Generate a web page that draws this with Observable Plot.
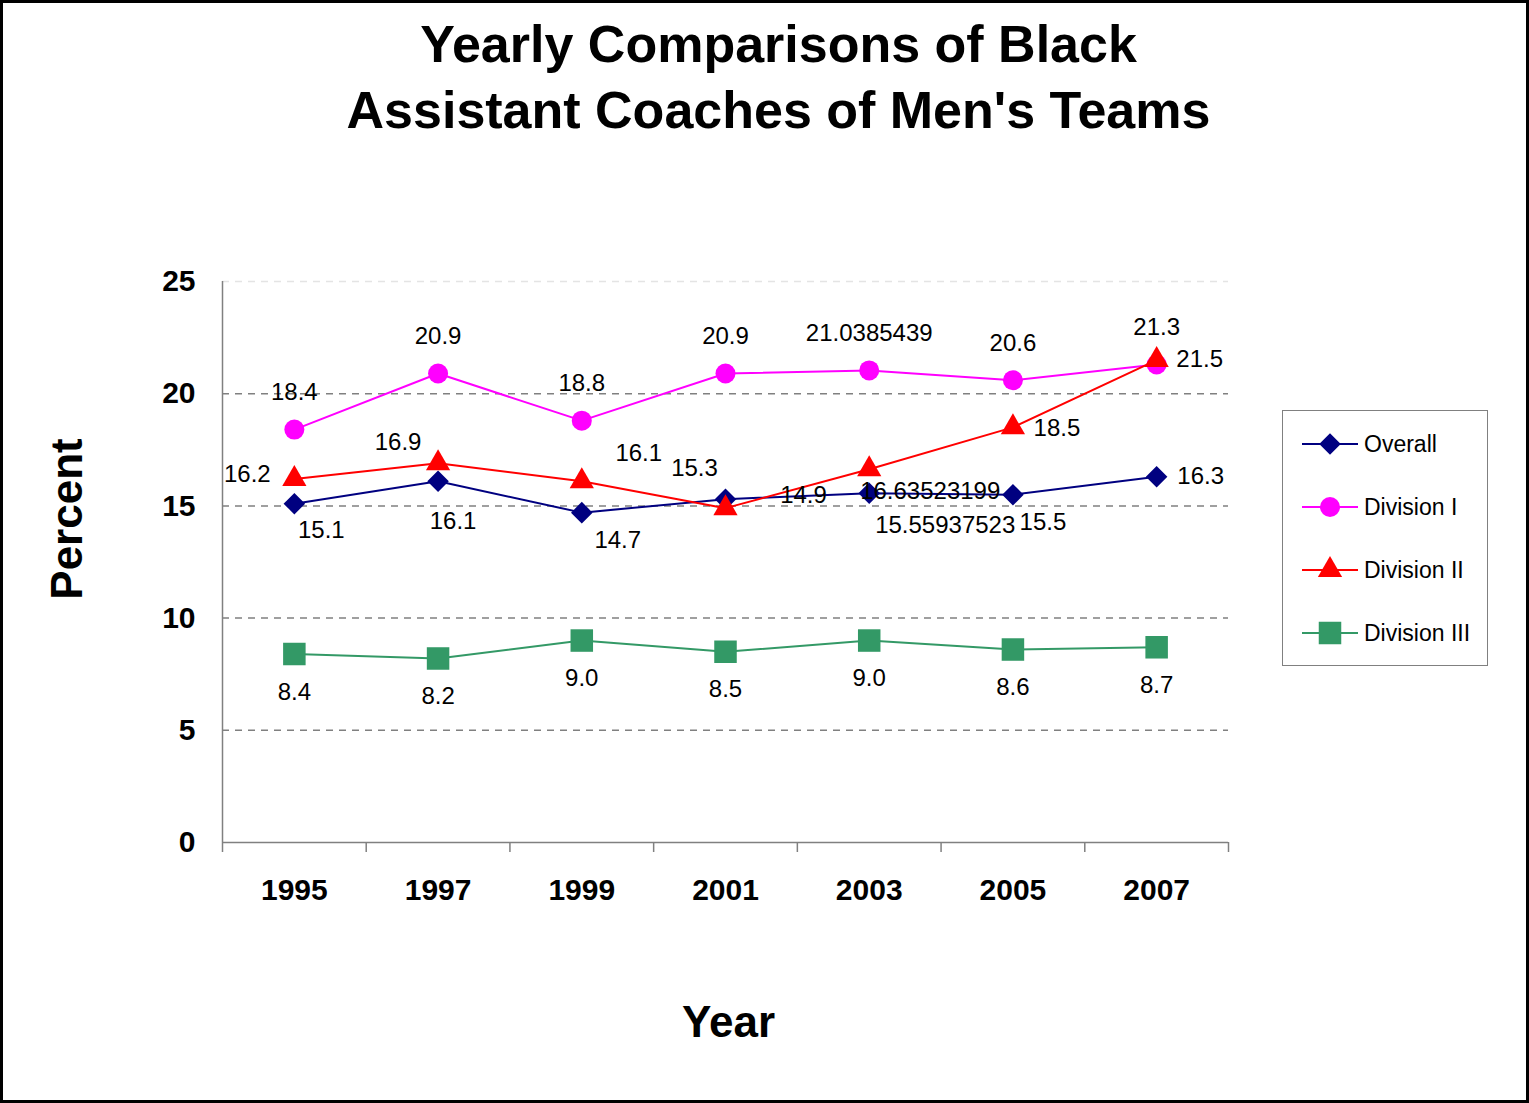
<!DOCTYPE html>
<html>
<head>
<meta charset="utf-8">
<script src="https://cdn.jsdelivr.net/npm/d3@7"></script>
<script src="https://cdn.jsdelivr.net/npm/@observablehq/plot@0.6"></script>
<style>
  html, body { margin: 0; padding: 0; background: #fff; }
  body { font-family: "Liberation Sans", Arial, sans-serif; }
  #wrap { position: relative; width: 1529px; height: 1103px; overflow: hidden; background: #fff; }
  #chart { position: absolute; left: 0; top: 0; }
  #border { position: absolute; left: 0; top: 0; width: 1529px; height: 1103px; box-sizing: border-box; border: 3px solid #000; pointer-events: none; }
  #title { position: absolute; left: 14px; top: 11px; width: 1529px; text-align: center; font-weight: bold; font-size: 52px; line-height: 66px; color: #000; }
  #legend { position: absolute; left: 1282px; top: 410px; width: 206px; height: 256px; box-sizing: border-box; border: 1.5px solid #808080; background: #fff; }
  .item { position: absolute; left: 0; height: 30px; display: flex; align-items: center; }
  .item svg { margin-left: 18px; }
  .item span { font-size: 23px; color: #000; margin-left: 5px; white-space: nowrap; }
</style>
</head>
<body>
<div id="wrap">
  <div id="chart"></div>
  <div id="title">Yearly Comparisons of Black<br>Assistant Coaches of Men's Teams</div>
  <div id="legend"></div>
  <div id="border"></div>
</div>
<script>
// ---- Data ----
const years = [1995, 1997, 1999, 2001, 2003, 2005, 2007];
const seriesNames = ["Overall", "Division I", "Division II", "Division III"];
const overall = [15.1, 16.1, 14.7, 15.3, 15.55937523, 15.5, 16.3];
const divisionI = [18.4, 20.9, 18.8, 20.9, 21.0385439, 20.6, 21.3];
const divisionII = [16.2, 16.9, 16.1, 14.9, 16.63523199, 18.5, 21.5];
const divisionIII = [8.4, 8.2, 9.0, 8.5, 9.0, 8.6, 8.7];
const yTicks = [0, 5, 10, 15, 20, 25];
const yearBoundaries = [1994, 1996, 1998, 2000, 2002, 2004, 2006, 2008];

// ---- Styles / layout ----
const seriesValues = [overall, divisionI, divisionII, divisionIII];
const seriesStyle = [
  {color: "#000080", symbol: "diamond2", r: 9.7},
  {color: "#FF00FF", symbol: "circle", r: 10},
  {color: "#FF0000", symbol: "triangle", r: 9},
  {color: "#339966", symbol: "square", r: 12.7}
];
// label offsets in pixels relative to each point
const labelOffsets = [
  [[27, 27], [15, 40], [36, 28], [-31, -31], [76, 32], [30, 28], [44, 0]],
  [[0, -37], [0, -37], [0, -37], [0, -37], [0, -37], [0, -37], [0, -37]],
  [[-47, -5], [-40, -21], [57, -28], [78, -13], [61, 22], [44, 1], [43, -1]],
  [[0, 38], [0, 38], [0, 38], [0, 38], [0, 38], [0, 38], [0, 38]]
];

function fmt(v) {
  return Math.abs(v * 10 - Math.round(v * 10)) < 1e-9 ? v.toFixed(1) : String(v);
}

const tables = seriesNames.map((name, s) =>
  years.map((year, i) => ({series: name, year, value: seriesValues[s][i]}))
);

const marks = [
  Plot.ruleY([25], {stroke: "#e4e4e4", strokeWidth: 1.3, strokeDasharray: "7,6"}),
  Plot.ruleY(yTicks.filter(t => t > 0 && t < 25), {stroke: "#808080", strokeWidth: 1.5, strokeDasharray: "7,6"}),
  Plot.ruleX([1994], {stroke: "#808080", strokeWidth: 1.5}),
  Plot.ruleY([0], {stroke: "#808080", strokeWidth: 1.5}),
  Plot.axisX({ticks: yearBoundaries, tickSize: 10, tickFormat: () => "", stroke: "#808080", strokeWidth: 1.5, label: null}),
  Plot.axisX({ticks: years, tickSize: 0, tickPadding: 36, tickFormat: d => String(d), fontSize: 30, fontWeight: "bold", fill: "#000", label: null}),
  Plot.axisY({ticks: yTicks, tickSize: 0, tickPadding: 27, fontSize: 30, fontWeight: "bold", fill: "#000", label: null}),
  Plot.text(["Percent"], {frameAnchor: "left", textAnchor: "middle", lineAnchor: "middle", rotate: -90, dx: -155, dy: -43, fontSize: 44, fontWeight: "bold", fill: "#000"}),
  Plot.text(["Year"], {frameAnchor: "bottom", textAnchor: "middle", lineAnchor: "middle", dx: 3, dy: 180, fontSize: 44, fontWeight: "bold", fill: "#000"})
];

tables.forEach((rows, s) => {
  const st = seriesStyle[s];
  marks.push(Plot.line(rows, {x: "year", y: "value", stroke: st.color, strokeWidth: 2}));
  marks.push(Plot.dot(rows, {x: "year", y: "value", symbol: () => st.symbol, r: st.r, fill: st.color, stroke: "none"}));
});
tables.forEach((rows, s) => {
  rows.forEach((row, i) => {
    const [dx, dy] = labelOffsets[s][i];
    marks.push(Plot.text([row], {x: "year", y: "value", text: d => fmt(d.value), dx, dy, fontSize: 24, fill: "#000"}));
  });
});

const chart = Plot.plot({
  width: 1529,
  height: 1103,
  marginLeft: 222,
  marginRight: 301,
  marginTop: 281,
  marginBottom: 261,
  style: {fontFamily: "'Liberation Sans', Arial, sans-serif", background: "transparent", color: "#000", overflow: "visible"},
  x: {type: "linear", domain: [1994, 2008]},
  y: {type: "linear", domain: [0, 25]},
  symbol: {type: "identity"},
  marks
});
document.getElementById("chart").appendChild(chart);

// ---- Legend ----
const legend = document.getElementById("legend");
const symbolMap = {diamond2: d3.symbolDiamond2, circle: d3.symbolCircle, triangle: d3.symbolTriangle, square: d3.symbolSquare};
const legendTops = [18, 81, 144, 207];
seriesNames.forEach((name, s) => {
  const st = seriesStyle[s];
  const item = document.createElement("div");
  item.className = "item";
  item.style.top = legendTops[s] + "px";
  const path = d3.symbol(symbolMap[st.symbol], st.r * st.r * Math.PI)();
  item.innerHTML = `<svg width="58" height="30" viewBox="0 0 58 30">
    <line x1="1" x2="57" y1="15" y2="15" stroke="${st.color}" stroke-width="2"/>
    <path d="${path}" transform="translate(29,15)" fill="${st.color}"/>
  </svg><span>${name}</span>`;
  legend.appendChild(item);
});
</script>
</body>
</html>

-*-*-

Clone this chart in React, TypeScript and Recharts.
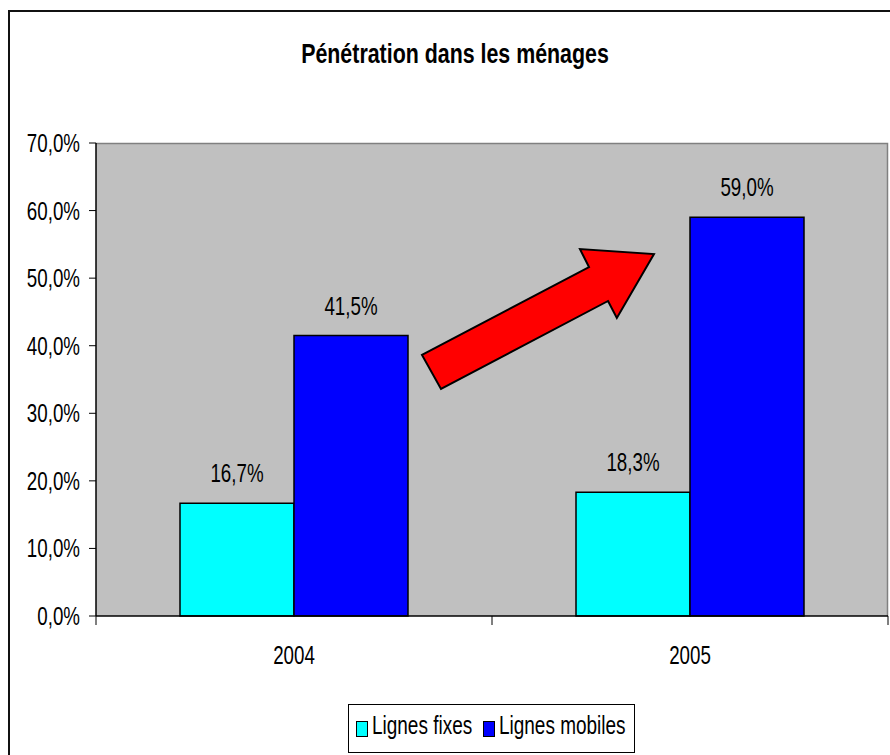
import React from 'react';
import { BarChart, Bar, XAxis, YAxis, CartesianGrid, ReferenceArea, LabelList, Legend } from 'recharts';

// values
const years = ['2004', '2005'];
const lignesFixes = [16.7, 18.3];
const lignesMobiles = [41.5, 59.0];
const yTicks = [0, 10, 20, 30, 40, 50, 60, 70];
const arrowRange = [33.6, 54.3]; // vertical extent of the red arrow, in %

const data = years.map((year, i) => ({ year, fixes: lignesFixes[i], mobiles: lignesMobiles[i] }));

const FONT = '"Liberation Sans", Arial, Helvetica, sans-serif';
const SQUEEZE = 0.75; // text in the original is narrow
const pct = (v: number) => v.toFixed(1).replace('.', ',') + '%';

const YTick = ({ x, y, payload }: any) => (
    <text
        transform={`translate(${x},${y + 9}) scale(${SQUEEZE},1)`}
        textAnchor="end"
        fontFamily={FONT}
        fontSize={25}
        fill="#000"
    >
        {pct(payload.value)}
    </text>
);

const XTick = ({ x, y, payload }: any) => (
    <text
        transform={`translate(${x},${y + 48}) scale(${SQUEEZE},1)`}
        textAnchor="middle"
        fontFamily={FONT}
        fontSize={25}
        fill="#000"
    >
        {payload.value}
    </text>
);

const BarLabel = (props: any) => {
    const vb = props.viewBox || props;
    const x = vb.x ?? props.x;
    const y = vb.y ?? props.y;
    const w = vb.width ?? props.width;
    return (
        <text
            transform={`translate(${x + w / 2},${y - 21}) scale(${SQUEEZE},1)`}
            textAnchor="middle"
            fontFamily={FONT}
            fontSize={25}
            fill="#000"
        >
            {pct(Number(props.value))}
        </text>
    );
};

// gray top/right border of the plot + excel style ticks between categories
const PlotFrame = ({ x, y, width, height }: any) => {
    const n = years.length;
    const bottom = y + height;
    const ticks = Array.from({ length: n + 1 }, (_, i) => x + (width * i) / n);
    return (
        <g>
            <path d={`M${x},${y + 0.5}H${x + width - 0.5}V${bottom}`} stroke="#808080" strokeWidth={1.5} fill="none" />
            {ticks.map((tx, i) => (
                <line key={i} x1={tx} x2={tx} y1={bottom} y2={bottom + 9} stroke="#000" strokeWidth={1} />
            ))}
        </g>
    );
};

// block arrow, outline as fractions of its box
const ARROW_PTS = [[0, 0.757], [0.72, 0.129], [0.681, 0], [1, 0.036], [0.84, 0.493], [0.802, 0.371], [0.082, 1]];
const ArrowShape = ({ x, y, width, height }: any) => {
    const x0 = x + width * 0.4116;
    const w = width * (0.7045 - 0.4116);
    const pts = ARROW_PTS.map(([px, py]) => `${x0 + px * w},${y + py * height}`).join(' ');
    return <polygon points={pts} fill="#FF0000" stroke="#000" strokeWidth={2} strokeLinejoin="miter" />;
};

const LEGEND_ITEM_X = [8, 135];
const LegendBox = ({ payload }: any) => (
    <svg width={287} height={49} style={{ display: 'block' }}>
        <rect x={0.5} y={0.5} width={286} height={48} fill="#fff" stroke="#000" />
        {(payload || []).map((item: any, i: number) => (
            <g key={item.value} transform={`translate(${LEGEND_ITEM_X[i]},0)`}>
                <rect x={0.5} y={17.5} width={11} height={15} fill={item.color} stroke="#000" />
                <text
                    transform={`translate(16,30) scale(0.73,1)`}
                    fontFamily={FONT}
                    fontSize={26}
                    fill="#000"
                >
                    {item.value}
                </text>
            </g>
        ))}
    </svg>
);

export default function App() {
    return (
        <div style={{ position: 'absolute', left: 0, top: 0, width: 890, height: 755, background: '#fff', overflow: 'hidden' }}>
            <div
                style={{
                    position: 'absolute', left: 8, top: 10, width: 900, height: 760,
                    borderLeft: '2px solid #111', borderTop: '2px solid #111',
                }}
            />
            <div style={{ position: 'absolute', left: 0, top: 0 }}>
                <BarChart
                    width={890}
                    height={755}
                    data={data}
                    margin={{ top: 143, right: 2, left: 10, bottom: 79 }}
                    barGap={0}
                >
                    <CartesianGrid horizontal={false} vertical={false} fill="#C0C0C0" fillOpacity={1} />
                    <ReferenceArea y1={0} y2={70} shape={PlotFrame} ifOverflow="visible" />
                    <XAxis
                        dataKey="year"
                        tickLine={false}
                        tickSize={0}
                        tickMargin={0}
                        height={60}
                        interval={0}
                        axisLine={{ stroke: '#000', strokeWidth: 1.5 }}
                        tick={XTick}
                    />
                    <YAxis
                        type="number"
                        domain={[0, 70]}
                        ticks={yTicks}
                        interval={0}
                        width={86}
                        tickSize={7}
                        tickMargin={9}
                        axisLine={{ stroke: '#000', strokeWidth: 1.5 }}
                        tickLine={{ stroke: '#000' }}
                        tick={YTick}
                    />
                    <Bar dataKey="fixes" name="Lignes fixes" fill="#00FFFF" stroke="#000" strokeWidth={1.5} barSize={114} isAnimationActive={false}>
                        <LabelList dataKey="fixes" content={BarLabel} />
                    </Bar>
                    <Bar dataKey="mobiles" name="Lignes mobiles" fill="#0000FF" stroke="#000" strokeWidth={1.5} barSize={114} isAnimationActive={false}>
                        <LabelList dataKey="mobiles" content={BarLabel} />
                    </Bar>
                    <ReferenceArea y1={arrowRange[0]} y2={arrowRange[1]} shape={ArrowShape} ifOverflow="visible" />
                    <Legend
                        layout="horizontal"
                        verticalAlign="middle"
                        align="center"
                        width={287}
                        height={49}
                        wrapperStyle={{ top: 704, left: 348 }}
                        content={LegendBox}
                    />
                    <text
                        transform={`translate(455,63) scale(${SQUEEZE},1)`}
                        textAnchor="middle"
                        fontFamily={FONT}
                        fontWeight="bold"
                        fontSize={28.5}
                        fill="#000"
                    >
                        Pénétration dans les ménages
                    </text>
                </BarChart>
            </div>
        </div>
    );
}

-*-*-

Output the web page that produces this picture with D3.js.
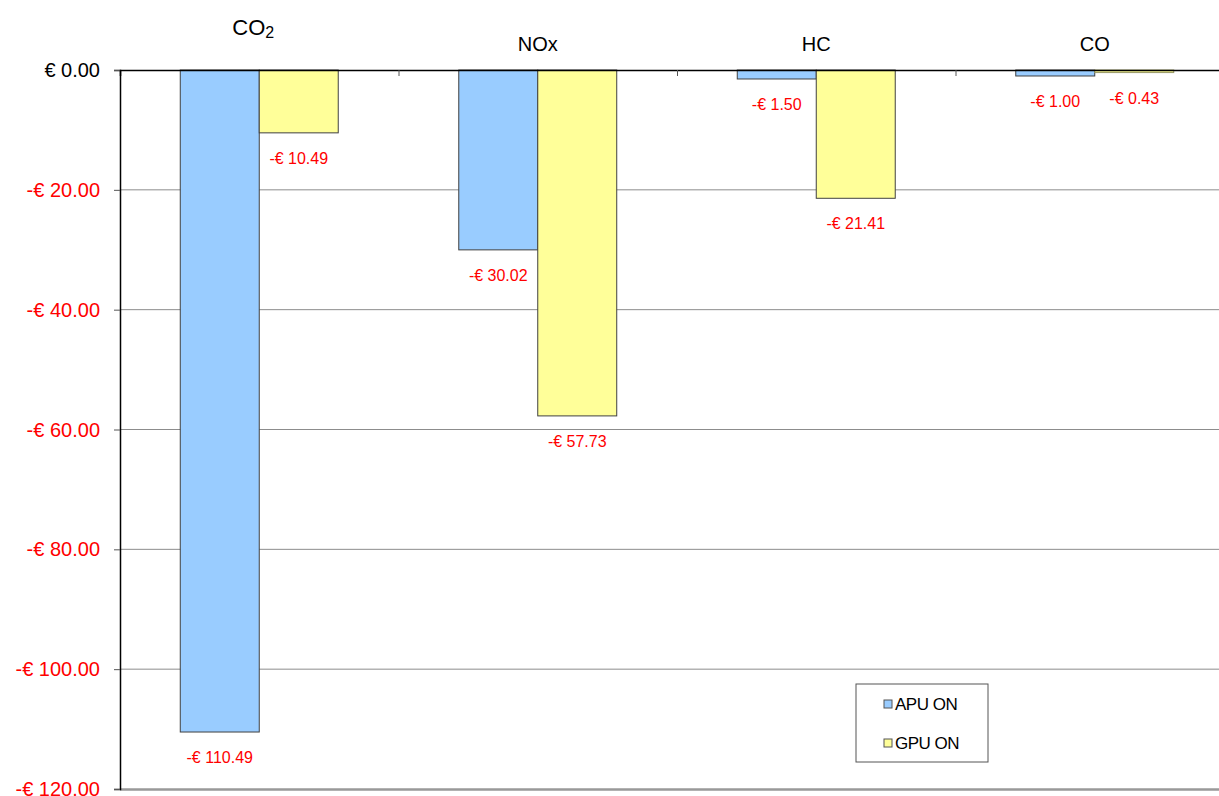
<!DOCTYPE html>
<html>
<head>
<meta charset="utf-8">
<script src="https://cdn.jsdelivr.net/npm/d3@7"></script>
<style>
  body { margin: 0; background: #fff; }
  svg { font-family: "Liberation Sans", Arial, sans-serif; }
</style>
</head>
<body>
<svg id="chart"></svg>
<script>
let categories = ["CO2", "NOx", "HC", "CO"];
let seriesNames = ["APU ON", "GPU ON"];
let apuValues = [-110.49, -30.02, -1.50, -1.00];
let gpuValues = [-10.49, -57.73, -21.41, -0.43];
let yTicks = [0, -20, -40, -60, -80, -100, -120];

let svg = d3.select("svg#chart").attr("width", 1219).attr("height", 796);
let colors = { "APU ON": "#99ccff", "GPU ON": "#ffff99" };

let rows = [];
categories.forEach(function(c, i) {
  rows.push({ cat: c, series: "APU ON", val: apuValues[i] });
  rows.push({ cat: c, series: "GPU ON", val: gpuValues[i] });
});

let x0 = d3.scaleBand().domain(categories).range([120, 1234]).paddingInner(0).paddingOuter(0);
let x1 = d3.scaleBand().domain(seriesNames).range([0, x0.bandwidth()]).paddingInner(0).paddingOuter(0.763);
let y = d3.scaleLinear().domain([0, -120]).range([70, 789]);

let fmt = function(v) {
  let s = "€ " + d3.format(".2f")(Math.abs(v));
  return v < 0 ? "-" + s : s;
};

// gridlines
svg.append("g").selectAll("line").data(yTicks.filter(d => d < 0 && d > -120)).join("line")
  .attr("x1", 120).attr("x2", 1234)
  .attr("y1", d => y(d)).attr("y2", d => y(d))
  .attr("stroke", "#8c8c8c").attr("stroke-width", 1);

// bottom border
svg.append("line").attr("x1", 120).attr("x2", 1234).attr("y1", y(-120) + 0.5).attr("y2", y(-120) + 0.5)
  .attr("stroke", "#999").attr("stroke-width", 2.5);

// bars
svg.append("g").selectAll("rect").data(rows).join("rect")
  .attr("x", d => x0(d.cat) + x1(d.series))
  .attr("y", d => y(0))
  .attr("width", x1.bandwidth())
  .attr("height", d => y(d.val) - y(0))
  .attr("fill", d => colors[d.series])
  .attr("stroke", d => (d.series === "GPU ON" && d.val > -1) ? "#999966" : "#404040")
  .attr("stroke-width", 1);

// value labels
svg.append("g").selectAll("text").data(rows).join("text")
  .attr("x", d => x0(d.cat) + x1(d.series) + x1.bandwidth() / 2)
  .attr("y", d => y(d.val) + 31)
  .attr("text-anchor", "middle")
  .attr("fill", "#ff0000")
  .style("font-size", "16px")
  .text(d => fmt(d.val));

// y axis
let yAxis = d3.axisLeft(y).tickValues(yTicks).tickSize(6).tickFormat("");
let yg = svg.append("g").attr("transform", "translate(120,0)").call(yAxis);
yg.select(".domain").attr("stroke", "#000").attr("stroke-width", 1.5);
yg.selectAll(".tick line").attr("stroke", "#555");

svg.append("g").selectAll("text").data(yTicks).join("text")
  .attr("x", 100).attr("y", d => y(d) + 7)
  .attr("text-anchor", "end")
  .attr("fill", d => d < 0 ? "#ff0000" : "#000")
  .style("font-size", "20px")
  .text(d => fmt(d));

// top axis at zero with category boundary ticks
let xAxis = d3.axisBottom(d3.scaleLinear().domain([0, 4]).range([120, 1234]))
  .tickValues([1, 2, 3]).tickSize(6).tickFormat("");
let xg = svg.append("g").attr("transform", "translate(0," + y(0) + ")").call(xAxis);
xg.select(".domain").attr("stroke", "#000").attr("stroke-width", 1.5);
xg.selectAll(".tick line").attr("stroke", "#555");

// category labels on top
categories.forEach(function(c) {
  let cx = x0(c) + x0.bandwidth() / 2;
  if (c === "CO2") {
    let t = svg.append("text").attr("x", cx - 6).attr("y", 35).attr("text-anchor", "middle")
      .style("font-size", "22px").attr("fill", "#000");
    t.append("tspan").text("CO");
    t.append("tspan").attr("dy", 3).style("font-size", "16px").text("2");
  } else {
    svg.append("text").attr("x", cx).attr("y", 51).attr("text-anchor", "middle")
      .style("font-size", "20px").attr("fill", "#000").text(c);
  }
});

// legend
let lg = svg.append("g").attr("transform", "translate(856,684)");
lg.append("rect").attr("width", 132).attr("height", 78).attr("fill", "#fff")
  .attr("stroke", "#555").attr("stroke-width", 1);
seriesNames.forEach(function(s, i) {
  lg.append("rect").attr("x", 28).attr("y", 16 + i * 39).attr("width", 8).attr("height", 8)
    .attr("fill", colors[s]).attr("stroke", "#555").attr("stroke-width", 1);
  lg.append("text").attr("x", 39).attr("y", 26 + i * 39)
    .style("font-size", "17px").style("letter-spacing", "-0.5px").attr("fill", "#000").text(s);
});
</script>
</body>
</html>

-*-*-

Any pictures should be left out. Reproduce every line from the one holding "Output the web" down to the one holding "let yTicks = [0, -20, -40, -60, -80, -100, -120];", both of those lines included.

Output the web page that produces this picture with D3.js.
<!DOCTYPE html>
<html>
<head>
<meta charset="utf-8">
<script src="https://cdn.jsdelivr.net/npm/d3@7"></script>
<style>
  body { margin: 0; background: #fff; }
  svg { font-family: "Liberation Sans", Arial, sans-serif; }
</style>
</head>
<body>
<svg id="chart"></svg>
<script>
let categories = ["CO2", "NOx", "HC", "CO"];
let seriesNames = ["APU ON", "GPU ON"];
let apuValues = [-110.49, -30.02, -1.50, -1.00];
let gpuValues = [-10.49, -57.73, -21.41, -0.43];
let yTicks = [0, -20, -40, -60, -80, -100, -120];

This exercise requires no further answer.